ニュースイッチ

青山学院大、理工学研究科の入学者が増加している納得の要因

青山学院大、理工学研究科の入学者が増加している納得の要因

青山学院大の青山キャンパス(同大提供)

青山学院大学大学院では理工学研究科に入学する学生が増えている。内部進学の優遇制度や、手厚い研究指導が功を奏したことで修士・博士課程に進む学生が増えた。2021年度の入学者数は博士前期(修士)課程が前年度比約16%増、博士後期課程が同約2・7倍となった。長秀雄理工学部長兼理工学研究科長は「学部生の意識を高め、修士や博士課程への進学増につなぐ流れを確立したい」と意気込んでいる。

理工学研究科修士の入学者数は近年増加している。19年度は170人(理工学部入学時定員数の26%)だったが、20年度に196人(同30%)、21年度は228人(同35%)に伸びた。20年度の入学者から授業料の免除や半額にするといった内部進学の優遇制度を導入した。同時に学部生の成績上位者で無試験となる範囲を広げたことから、修士への進学に目を向けるきっかけとなった。

一方、博士課程の入学者が増えた要因は教員1人当たりの学生数を示す「ST比」が低く、教授(または准教授)と助教の教員がそろった研究室体制があると考えられる。理工系の中堅私立大学は専任教員1人当たりの学生数が10―20人程度と言われる中、青山学院大は4、5人だ。これにより、手厚い研究指導が可能となる。21年度は博士後期課程の入学者数が前年度より5人多い8人に増えた。

ここ数年、同大は全学で博士課程の学生や助教への支援を拡充してきた。助教や博士課程の学生向けの研究費支援のほか、優秀な博士課程の学生には授業料を実質無料化したり、教員への高度な補佐業務を行うティーチングアシスタントを越えた「院生助手」として雇用したりしている。

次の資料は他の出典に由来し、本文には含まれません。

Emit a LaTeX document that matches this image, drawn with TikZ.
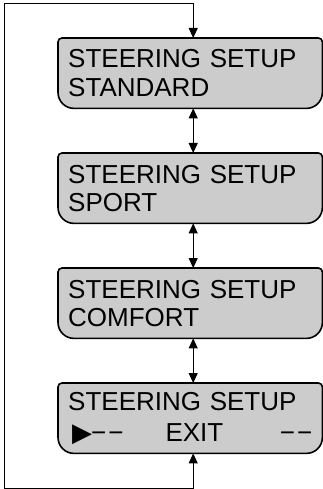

一連の支援が追い風となり、経済的な不安を抱えずに研究や論文執筆に打ち込む学生が増えていた。博士号取得後に大手メーカーの研究職に就く学生も出てきており、修士・博士課程に進む学生を増やすための一つのモデルケースとなりつつある。

関連記事:青山学院大、院生40人を「助手」雇用の狙い

日刊工業新聞2021年7月15日
山本佳世子
山本佳世子 Yamamoto Kayoko 編集局科学技術部 論説委員兼編集委員
「研究室主宰者(PI)が教授または准教授」というのはどの大学で共通するが、理工系の私立中堅大の研究室だとこれで終わる(研究室の教員は1人)ところだ。対して青山学院大では助教が多くいるため、ほぼ二人体制だという。さらに院生助手の制度を始めたことで、院生助手となった博士学生がプロの研究室スタッフとしてカウントされ、活躍するケースも増えている。金銭的支援は政府や各大学の施策としてすぐ思いつくものだが、それが有効となる前提として、研究室の環境がしっかりしていることがあるのかもしれない。